BALTIMORE - Mick Foley spent decades getting hit with steel chairs, tied up in barbed wire and diving 15 feet off of steel cages -- all in an effort to send his fans home happy.
Foley , 48, garnered the moniker of a “hardcore legend” during his many years traveling the world as a professional wrestler. He eventually became one of the most well-known and respected wrestlers in the business and last year was inducted into the WWE Hall of Fame.
It wasn’t until many years into his career that he learned he could entertain fans without putting his body – and possibly his life – on the line.
Through the years, Foley has evolved from professional wrestler to a multi-time, best-selling author, actor and stand-up comic/performer. His latest venture, a one-man show entitled, “Tales from Wrestling Past,” is coming to Maryland when he performs at 8 p.m. April 8 at the Baltimore Comedy Factory.
“I think I’ve shown through the years in the ring I could be funny,” Foley said. “My name gave me about a 10-minute grace period where people came because they knew who I was. It was up to me to keep them there passed that."
Foley said while he felt natural performing in front of thousands of fans as a wrestler, it took time to hone his skills for his show.
“When I first started this about 4 ½ years ago, I used a lot of material that had nothing to do with wrestling. But I found it was like a classic rock group that tried to force new material down the fans’ throat when they really wanted to hear their greatest hits. I think I’ve struck that balance now where I weave wrestling and other subjects into my show.”
Foley, who was known to take a dozen chair shots in a match and even had part of his ear tore off in another, showed off his artistic side in 1999 when he released his autobiography, Have a Nice Day: A Tale of Blood and Sweatsocks. The book reached the topped the New York Times non-fiction best seller list for several weeks and started a trend of wrestlers releasing books.
In the years since, Foley wrote three more autobiographical books, four children’s fiction books and two fictional novels. The married father of four also went on to be very active in charitable causes, including the Make-A-Wish Foundation.
Foley said all of those outside endeavors have kept him busy and his life fulfilled. He is also enjoying the challenge of honing his stand-up skills.
“I don’t necessarily consider myself a comic,” Foley said. “My act is really more of me speaking in a one-man show. Plus the chance to interact with the fans at an up close level has been amazing.
“But, getting up on stage alone and trying out new material can be a lonely and painful experience. As long as I’m getting a few dozen people out for each show, I’m happy.”

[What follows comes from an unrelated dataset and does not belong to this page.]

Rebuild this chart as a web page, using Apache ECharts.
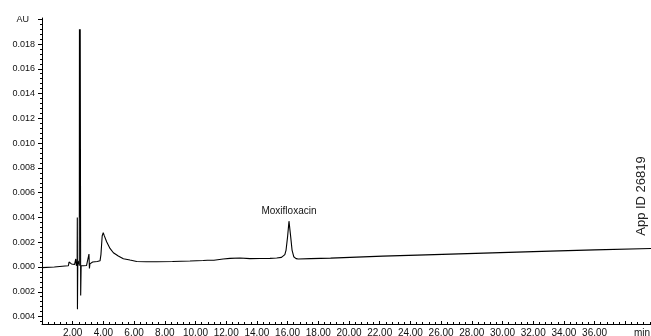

As for wrestling, Foley still makes occasional appearances with the WWE. He said he enjoys his current role with the company and doesn’t miss being an active wrestler.
“What I do now is perfect,” Foley said. “I get to go out to the ring and get the reaction from the crowd. I’m still part of the wrestling world and get to meet up with all the WWE superstars and divas. Then, I get to do these one-man shows and get the same feeling entertaining fans without having to hurt myself in the process.”